WRF Successfully Defends Grant of Summary Judgment in $300 Million Class Action; Litigation Establishes Important Filed-Rate Doctrine Precedent in Hawaii Supreme Court
Washington, DC-On November 25, 2005, in a major victory for Verizon Hawaii, the Supreme Court of the State of Hawaii affirmed a grant of summary judgment disposing of a $300 million class action lawsuit initiated against the company in April 2003. The purported class relied upon the state's unfair and deceptive trade practice statute to challenge a surcharge for touch tone functionality-known as "Touch Calling"-assessed by Verizon Hawaii under tariffs approved by the Hawaii Public Utilities Commission. Plaintiffs alleged that Verizon Hawaii had engaged in unfair or deceptive trade practices because it failed to tell consumers that, as a result of technological advances in Verizon Hawaii's telephone network, any consumer with a touch tone phone could receive Touch Calling service without payment simply by plugging their touch tone capable phone into the jack.

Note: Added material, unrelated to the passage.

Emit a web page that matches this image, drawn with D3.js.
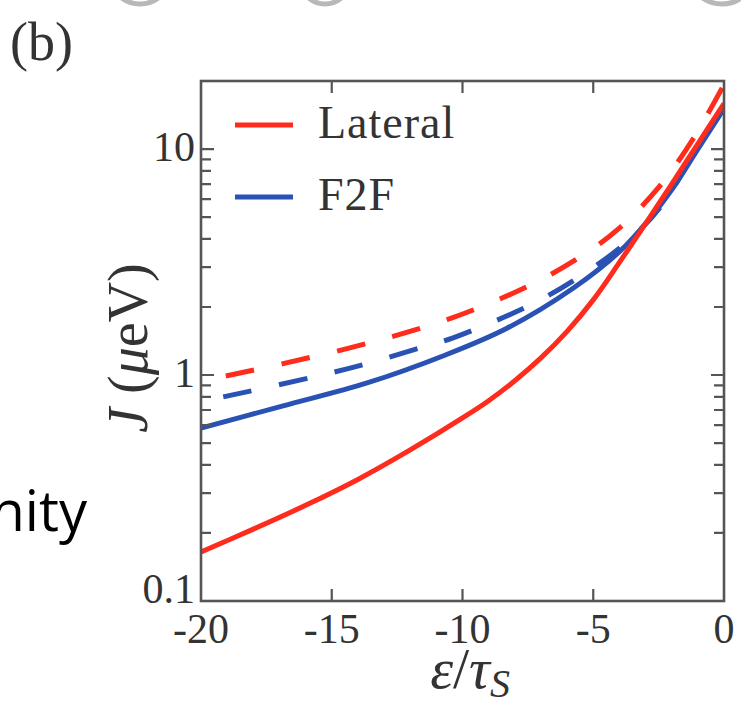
<!DOCTYPE html>
<html>
<head>
<meta charset="utf-8">
<style>
  body { margin: 0; background: #fff; }
  svg { display: block; }
  .serif { font-family: "Liberation Serif", "DejaVu Serif", serif; fill: #333; }
</style>
</head>
<body>
<svg width="741" height="703"></svg>
<script src="https://cdn.jsdelivr.net/npm/d3@7"></script>
<script>
// values
var lateralX = [-20, -18, -16, -14, -12, -10, -9, -8, -7, -6, -5, -4, -3, -2, -1, 0];
var lateralJ = [0.165, 0.208, 0.265, 0.345, 0.466, 0.646, 0.77, 0.943, 1.19, 1.56, 2.15, 3.15, 4.68, 7.0, 10.55, 15.9];
var f2fX = [-20, -16.86, -13.65, -10.7, -8.3, -5.77, -3.98, -2.83, -2, -1, 0];
var f2fJ = [0.583, 0.73, 0.922, 1.22, 1.61, 2.42, 3.53, 4.94, 6.6, 10, 15.1];
var lateralDashX = [-19.05, -16.9, -13.65, -10.4, -7.35, -5.4, -4.05, -2.5, -1.2, 0];
var lateralDashJ = [0.99, 1.12, 1.38, 1.79, 2.52, 3.39, 4.42, 6.76, 11.0, 19.3];
var f2fDashX = [-19.15, -15.87, -13.69, -11.51, -10.36, -7.34, -5.39, -3.7, -2.41, -1.11, 0];
var f2fDashJ = [0.80, 0.97, 1.12, 1.33, 1.46, 2.06, 2.79, 3.89, 5.58, 9.77, 15.8];

var xTicks = [-20, -15, -10, -5, 0];
var xTickLabels = ['-20', '-15', '-10', '-5', '0'];
var yTicks = [0.1, 1, 10];
var yTickLabels = ['0.1', '1', '10'];
var yMinor = [0.2, 0.3, 0.4, 0.5, 0.6, 0.7, 0.8, 0.9, 2, 3, 4, 5, 6, 7, 8, 9, 20];
var seriesNames = ['Lateral', 'F2F'];

var red = '#ff2b1c', blue = '#2a52b4';
var svg = d3.select('svg');

// plot box (named so they don't clash with window.top)
var pL = 201, pR = 724, pT = 81, pB = 601;
var x = d3.scaleLinear().domain([-20, 0]).range([pL, pR]);
var y = d3.scaleLog().domain([0.1, 20]).range([pB, pT]);

// bits of the slide behind the figure
svg.append('g').selectAll('ellipse')
    .data([[140, 36], [325, 32], [722, 38]])
  .enter().append('ellipse')
    .attr('cx', function(d) { return d[0]; })
    .attr('cy', -40)
    .attr('rx', function(d) { return d[1]; })
    .attr('ry', 44)
    .style('fill', 'none')
    .style('stroke', '#b8b8b8')
    .style('stroke-width', 5);

svg.append('text')
    .attr('x', 87).attr('y', 531)
    .attr('text-anchor', 'end')
    .style('font-family', '"Open Sans", "Noto Sans", sans-serif')
    .style('font-size', '56px')
    .style('fill', '#000')
    .text('nity');

svg.append('text').attr('class', 'serif')
    .attr('x', 10).attr('y', 60)
    .style('font-size', '54px')
    .text('(b)');

// curves
var line = d3.line()
    .x(function(d) { return x(d[0]); })
    .y(function(d) { return y(d[1]); })
    .curve(d3.curveCatmullRom.alpha(0.5));

var curves = [
  { xs: lateralDashX, js: lateralDashJ, color: red, dash: '29,28' },
  { xs: f2fDashX, js: f2fDashJ, color: blue, dash: '29,28' },
  { xs: f2fX, js: f2fJ, color: blue, dash: null },
  { xs: lateralX, js: lateralJ, color: red, dash: null }
];

svg.append('clipPath').attr('id', 'clip')
  .append('rect')
    .attr('x', pL).attr('y', pT)
    .attr('width', pR - pL).attr('height', pB - pT);

svg.append('g').attr('clip-path', 'url(#clip)')
  .selectAll('path')
    .data(curves)
  .enter().append('path')
    .attr('d', function(c) { return line(d3.zip(c.xs, c.js)); })
    .style('fill', 'none')
    .style('stroke', function(c) { return c.color; })
    .style('stroke-width', 5)
    .style('stroke-dasharray', function(c) { return c.dash; });

// frame and ticks
var axisColor = '#555';
var ticks = svg.append('g').style('stroke', axisColor).style('stroke-width', 2.2);

ticks.selectAll('.xt')
    .data(xTicks.slice(1, -1))
  .enter().append('path')
    .attr('d', function(d) {
      return 'M' + x(d) + ',' + pB + 'v-12M' + x(d) + ',' + pT + 'v12';
    });

ticks.selectAll('.ymaj')
    .data(yTicks.slice(1))
  .enter().append('path')
    .attr('d', function(d) {
      return 'M' + pL + ',' + y(d) + 'h13M' + pR + ',' + y(d) + 'h-13';
    });

ticks.selectAll('.ymin')
    .data(yMinor)
  .enter().append('path')
    .attr('d', function(d) {
      return 'M' + pL + ',' + y(d) + 'h10M' + pR + ',' + y(d) + 'h-10';
    });

svg.append('rect')
    .attr('x', pL).attr('y', pT)
    .attr('width', pR - pL).attr('height', pB - pT)
    .style('fill', 'none')
    .style('stroke', axisColor)
    .style('stroke-width', 2.6);

// tick labels
svg.append('g').selectAll('text')
    .data(xTicks)
  .enter().append('text')
    .attr('class', 'serif')
    .attr('x', function(d) { return x(d); })
    .attr('y', pB + 42)
    .attr('text-anchor', 'middle')
    .style('font-size', '42px')
    .text(function(d, i) { return xTickLabels[i]; });

svg.append('g').selectAll('text')
    .data(yTicks)
  .enter().append('text')
    .attr('class', 'serif')
    .attr('x', pL - 6)
    .attr('y', function(d) { return y(d) + (d === 0.1 ? 2 : 12); })
    .attr('text-anchor', 'end')
    .style('font-size', '42px')
    .text(function(d, i) { return yTickLabels[i]; });

// axis labels
svg.append('text').attr('class', 'serif')
    .attr('x', 470).attr('y', 688)
    .attr('text-anchor', 'middle')
    .style('font-size', '58px')
    .html('<tspan font-style="italic">ε</tspan>/<tspan font-style="italic">τ</tspan><tspan font-style="italic" font-size="40px" dy="9">S</tspan>');

svg.append('text').attr('class', 'serif')
    .attr('transform', 'translate(147,348) rotate(-90)')
    .attr('text-anchor', 'middle')
    .style('font-size', '56px')
    .html('<tspan font-style="italic">J</tspan> (<tspan font-style="italic">μ</tspan>eV)');

// legend
var legend = svg.append('g').selectAll('g')
    .data(seriesNames)
  .enter().append('g')
    .attr('transform', function(d, i) { return 'translate(0,' + (125 + i * 72) + ')'; });

legend.append('line')
    .attr('x1', 235).attr('x2', 293)
    .style('stroke', function(d, i) { return i === 0 ? red : blue; })
    .style('stroke-width', 5);

legend.append('text').attr('class', 'serif')
    .attr('x', 318).attr('y', 13)
    .style('font-size', '46px')
    .style('letter-spacing', '1px')
    .text(function(d) { return d; });
</script>
</body>
</html>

The Supreme Court agreed with Verizon Hawaii that the company's surcharge was at all times wholly lawful; it had been approved in several decisions by the state public utilities regulators, who concluded that the surcharge was an important part of Hawaii's public policy governing the provision of telephone service. Specifically, the Court concluded that by demanding a refund of the rate paid for touch tone calling, Plaintiffs' theory of damages would violate the filed-rate doctrine by effectively imposing a lower rate for Touch Calling services than that explicitly set and repeatedly affirmed by state regulators in several tariffs. In addition, the Court found that because the Touch Calling charge was required by law, and because the plaintiffs received the services for which they paid, Plaintiffs could allege no legally cognizable injury under the relevant statutes.
The Supreme Court wrote:
"[W]e hold that pursuant to the filed-rate doctrine, Plaintiffs' claims fail as a matter of law. Plaintiffs cannot demonstrate that Verizon's allegedly inadequate disclosures constituted an unfair or deceptive trade practice … because (1) Verizon's tariffs on file with the HPUC disclosed that the Touch Calling fees should be assessed against customers receiving Touch Call services and (2) knowledge of these disclosures contained in the tariff is imputed to customers, and, thus, (3) Plaintiffs can prove neither the injury … nor the likelihood of damage that is required for recovery."
In addition to finally disposing of a frivolous and abusive lawsuit against Verizon Hawaii, this published decision establishes an important precedent recognizing and clarifying the scope of the filed rate doctrine in the state of Hawaii.